Kijiji - Buy, Sell & Save with Canada's #1 Local Classifieds


Visit Kijiji Classifieds to buy, sell, or trade almost anything! New and used items, cars, real estate, jobs, services, vacation rentals and more virtually anywhere.




www.kijiji.ca


----------



## GuitarT (Nov 23, 2010)

21 fret neck from 2013? I highly doubt it's American.


----------



## Arek (Jan 24, 2009)

Looks MIM to me.
Still great price and great guitar.


----------



## GuitarT (Nov 23, 2010)

Arek said:


> Looks MIM to me.
> Still great price and great guitar.


I just noticed it's a 2 knob. 1990's Mexican Floyd Rose Standard for sure. And you're right, it's still a great price.


----------



## Arek (Jan 24, 2009)

Definitelly something fishy about it.
I spent whole day e-mailing back and forth with seller.
We agreed on asking price, time and place to meet.
Was just waiting for headstock pictures before embarking on a trip to Red Deer.
Didn’t get them.
Seller said he decided to sell to someone else.

Is that a prank? or scam?

Thats a fourth weirdo this week.
WTF?
Full moon?


----------



## Thunderboy1975 (Sep 12, 2013)

I got the "i'll send pics when i get home from work" Who doesnt have a shit load of pics of their guitars on their phone?
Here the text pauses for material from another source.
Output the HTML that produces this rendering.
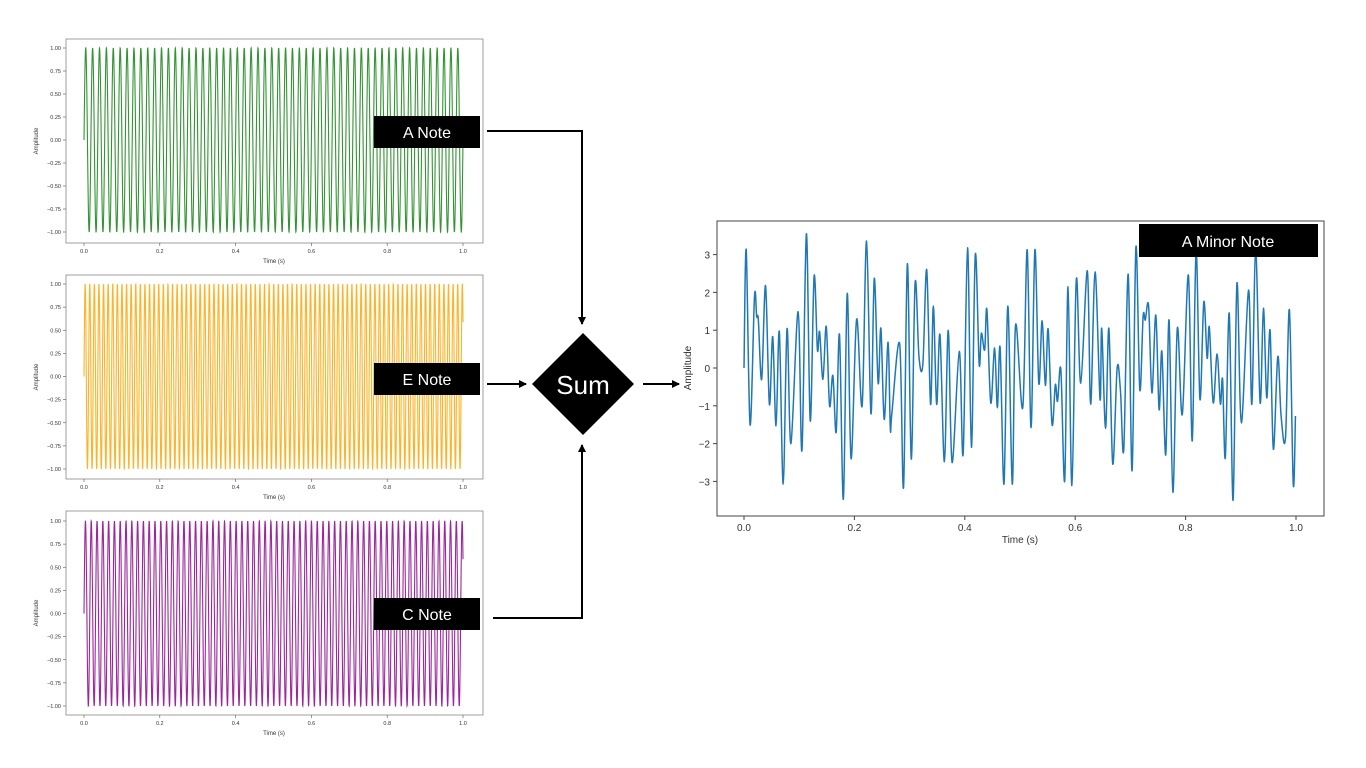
<!DOCTYPE html>
<html><head><meta charset="utf-8"><style>
body{margin:0;background:#fff;width:1366px;height:768px;overflow:hidden;font-family:"Liberation Sans",sans-serif}
svg{position:absolute;left:0;top:0}
</style></head><body>
<svg id="s" width="1366" height="768"></svg>
<script>
const noteNames=["A Note","E Note","C Note"];
const noteFreqs=[55,82.4,65.4];
const noteColors=["#108010","#ffa500","#8b008b"];
const smallXTicks=[0,0.2,0.4,0.6,0.8,1.0];
const smallYTicks=[1,0.75,0.5,0.25,0,-0.25,-0.5,-0.75,-1];
const sumTimes=[0,.004,.011,.019,.023,.026,.032,.039,.046,.052,.058,.064,.071,.078,.085,.098,.105,.113,.120,.127,.133,.137,.143,.149,.155,.161,.167,.173,.180,.187,.194,.204,.214,.222,.230,.236,.243,.248,.254,.261,.265,.268,.282,.289,.296,.303,.310,.317,.324,.331,.338,.343,.349,.355,.363,.370,.377,.390,.397,.405,.412,.419,.426,.430,.436,.440,.447,.454,.459,.464,.471,.478,.486,.492,.505,.513,.520,.527,.534,.540,.546,.551,.558,.564,.568,.574,.581,.587,.594,.602,.610,.622,.628,.636,.645,.648,.655,.661,.668,.676,.682,.688,.696,.703,.710,.717,.723,.727,.733,.739,.746,.752,.757,.764,.770,.777,.785,.794,.805,.812,.819,.826,.833,.839,.843,.850,.857,.863,.867,.872,.879,.886,.893,.901,.914,.920,.927,.935,.941,.947,.953,.959,.967,.973,.981,.988,.995,.999];
const sumValues=[0,3.13,-1.5,1.89,1.36,1.27,-0.3,2.18,-0.96,0.83,-1.53,0.96,-3.07,1.04,-2.0,1.49,-2.18,3.55,-1.4,2.43,0.48,0.96,-0.3,1.1,-1.0,-0.2,-1.7,0.88,-3.47,1.97,-2.4,1.29,-1.0,3.36,-1.21,2.37,-0.4,1.05,-1.36,0.68,-1.58,-1.18,0.64,-3.16,2.76,-2.41,2.25,0.3,0.1,2.6,-0.96,1.64,-0.96,0.88,-2.48,1.0,-2.5,0.44,-2.28,3.18,-2.1,3.0,0.11,0.92,0.48,1.55,-0.92,0.53,-1.05,0.54,-3.07,1.64,-3.07,1.14,-1.05,3.13,-1.58,3.13,-0.4,1.25,-0.46,1.03,-1.49,-0.44,-0.88,-0.04,-2.98,2.15,-3.11,2.34,-0.4,2.57,-0.96,2.54,-0.83,1.05,-1.6,1.05,-2.54,0,-0.6,-2.15,2.48,-2.72,3.2,-0.57,1.36,1.27,1.64,-0.66,1.4,-1.1,0.44,-2.3,1.27,-3.29,1.05,-1.23,2.46,-1.93,3.1,-0.83,1.75,0.26,1.08,-0.92,0.37,-0.95,-0.3,-2.37,1.45,-3.5,2.24,-1.45,2.06,-0.96,3.1,-0.92,1.58,-0.79,1.0,-2.15,0.3,-1.27,-1.84,1.54,-3.07,-1.27];
const sumXTicks=[0,0.2,0.4,0.6,0.8,1.0];
const sumYTicks=[3,2,1,0,-1,-2,-3];

const S=document.getElementById('s');const NS="http://www.w3.org/2000/svg";
function mk(t,a,p){const e=document.createElementNS(NS,t);for(const k in a)e.setAttribute(k,a[k]);(p||S).appendChild(e);return e;}
function txt(x,y,s,size,anchor,fill,p){const e=mk('text',{x:x,y:y,'font-size':size,'text-anchor':anchor||'middle',fill:fill||'#333'},p);e.textContent=s;return e;}

// small panels
const panelTops=[39,275,511];const p1=[48,284,521];const pm1=[232,469,706];
noteNames.forEach((nm,i)=>{
 const g=mk('g',{});
 
 
 const top=panelTops[i],bot=top+204;
 const X=t=>84+t*379, Y=v=>(p1[i]+pm1[i])/2-v*(pm1[i]-p1[i])/2;
 mk('rect',{x:66,y:top,width:417,height:204,fill:'#fff',stroke:'#888','stroke-width':0.8},g);
 let d='';const N=3000;
 for(let k=0;k<=N;k++){const t=k/N;const v=Math.sin(2*Math.PI*noteFreqs[i]*t);d+=(k?'L':'M')+X(t).toFixed(2)+' '+Y(v).toFixed(2);}
 const ln=mk('path',{d:d,fill:'none',stroke:noteColors[i],'stroke-width':1.1,opacity:0.85},g);
 
 
 smallXTicks.forEach(t=>{mk('line',{x1:X(t),x2:X(t),y1:bot,y2:bot+3,stroke:'#555','stroke-width':0.6},g);txt(X(t),bot+10,t.toFixed(1),5.5,'middle','#333',g);});
 smallYTicks.forEach(v=>{mk('line',{x1:63,x2:66,y1:Y(v),y2:Y(v),stroke:'#555','stroke-width':0.6},g);txt(61,Y(v)+2,v.toFixed(2).replace('-','−'),5.5,'end','#333',g);});
 txt(274,bot+20,'Time (s)',6,'middle','#333',g);
 const a=txt(0,0,'Amplitude',6,'middle','#333',g);a.setAttribute('transform','translate(38,'+((top+bot)/2)+') rotate(-90)');
});
// labels
const labelY=[116,363,598];
noteNames.forEach((nm,i)=>{
 const g=mk('g',{});
 
 
 mk('rect',{x:374,y:labelY[i],width:106,height:32,fill:'#000'},g);
 txt(427,labelY[i]+22,nm,16,'middle','#fff',g);
});
// arrows
mk('defs',{}).innerHTML='<marker id="ah" markerWidth="8" markerHeight="8" refX="7" refY="4" orient="auto" markerUnits="userSpaceOnUse"><path d="M0,0 L8,4 L0,8 z" fill="#000"/></marker>';
[['M487 131 L582 131 L582 324','arrow-a'],['M487 384 L526 384','arrow-e'],['M493 618 L582 618 L582 445','arrow-c'],['M643 384 L679 384','arrow-sum']].forEach(a=>{
 const e=mk('path',{d:a[0],fill:'none',stroke:'#000','stroke-width':2,'marker-end':'url(#ah)'});
 
 
});
const dg=mk('g',{});


mk('polygon',{points:'583,333 634,384 583,435 532,384',fill:'#000'},dg);
txt(583,394,'Sum',26,'middle','#fff',dg);

// big chart
const bg=mk('g',{});


const BX=t=>744+t*552, BY=v=>368-v*37.8;
mk('rect',{x:717,y:221,width:607,height:295,fill:'#fff',stroke:'#444','stroke-width':1},bg);
sumXTicks.forEach(t=>{mk('line',{x1:BX(t),x2:BX(t),y1:516,y2:520,stroke:'#444'},bg);txt(BX(t),531,t.toFixed(1),10,'middle','#333',bg);});
sumYTicks.forEach(v=>{mk('line',{x1:713,x2:717,y1:BY(v),y2:BY(v),stroke:'#444'},bg);txt(710,BY(v)+4,String(v).replace('-','−'),10,'end','#333',bg);});
txt(1020,543,'Time (s)',10,'middle','#333',bg);
const al=txt(0,0,'Amplitude',10,'middle','#333',bg);al.setAttribute('transform','translate(691,368) rotate(-90)');
const P=sumTimes.map((t,i)=>[BX(t),BY(sumValues[i])]);
let d='M'+P[0][0]+' '+P[0][1];
for(let i=0;i<P.length-1;i++){const p0=P[Math.max(0,i-1)],p1_=P[i],p2=P[i+1],p3=P[Math.min(P.length-1,i+2)];
 const c1=[p1_[0]+(p2[0]-p0[0])/6,p1_[1]+(p2[1]-p0[1])/6],c2=[p2[0]-(p3[0]-p1_[0])/6,p2[1]-(p3[1]-p1_[1])/6];
 d+=' C'+c1[0].toFixed(2)+' '+c1[1].toFixed(2)+' '+c2[0].toFixed(2)+' '+c2[1].toFixed(2)+' '+p2[0].toFixed(2)+' '+p2[1].toFixed(2);}
const sl=mk('path',{d:d,fill:'none',stroke:'#1f77b4','stroke-width':1.5},bg);


const lg=mk('g',{});


mk('rect',{x:1139,y:224,width:179,height:33,fill:'#000'},lg);
txt(1228,247,'A Minor Note',16,'middle','#fff',lg);
</script>
</body></html>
Just me? 😁 Never did get em.


----------



## Swervin55 (Oct 30, 2009)

Arek said:


> Definitelly something fishy about it.
> I spent whole day e-mailing back and forth with seller.
> We agreed on asking price, time and place to meet.
> Was just waiting for headstock pictures before embarking on a trip to Red Deer.
> ...


No. It's just kijiji.


----------



## Rollin Hand (Jul 12, 2012)

I find it odd that it has a Floyd Rose II, but I know some of the Samboras had them.


----------



## Roryfan (Apr 19, 2010)

Thunderboy1975 said:


> I got the "i'll send pics when i get home from work" Who doesnt have a shit load of pics of their guitars on their phone? Just me? 😁 Never did get em.


IMO guys who don’t have hundreds of pics of guitars they used to own on their phones are the weirdos.


----------